Personal information
- Full name: Michael Jørn Berg
- Born: 29 May 1955 (age 70) Hørsholm, Favrskov Municipality
- Nationality: Danish
- Height: 186 cm (6 ft 1 in)
- Playing position: Back

Senior clubs
- Years: Team
- 1973–1981: Holte IF

National team
- Years: Team / Apps / (Gls)
- 1973–1981: Denmark / 90 / (313)

= Michael Jørn Berg =

Danish handball player (born 1955)

Michael Jørn Berg (born 29 May 1955) is a Danish former handball player who competed in the 1980 Summer Olympics.

In 1980 he finished ninth with the Danish team in the Olympic tournament. He played all six matches and scored 16 goals.

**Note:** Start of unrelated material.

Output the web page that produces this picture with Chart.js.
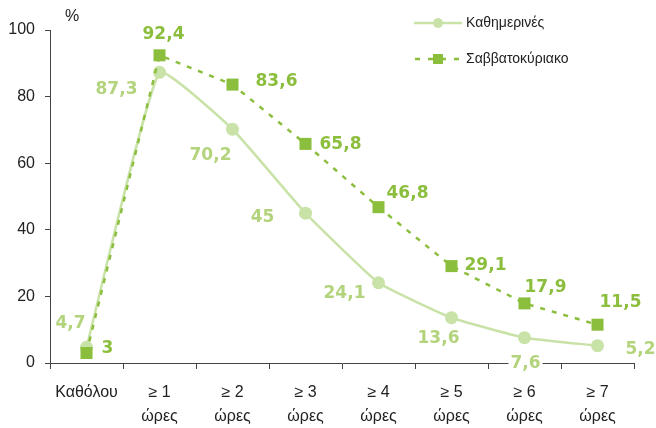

In club handball he played the entire career at Holte IF. Here he won silver medals three times in the 1970's. In 7 seasons he was the league top scorer, with his best year being 1978 where he scored 201 goals. He was awarded the male player of the year by the Håndbold Spiller Foreningen in 1978 and 1981.

He debuted for the national team in 1973, but had to wait three years for his second match. But from 1976 he was a regular on the national team for the next 5 years.
Berg initially retired from the national team in 1980, but decided to return in 1981 playing another year.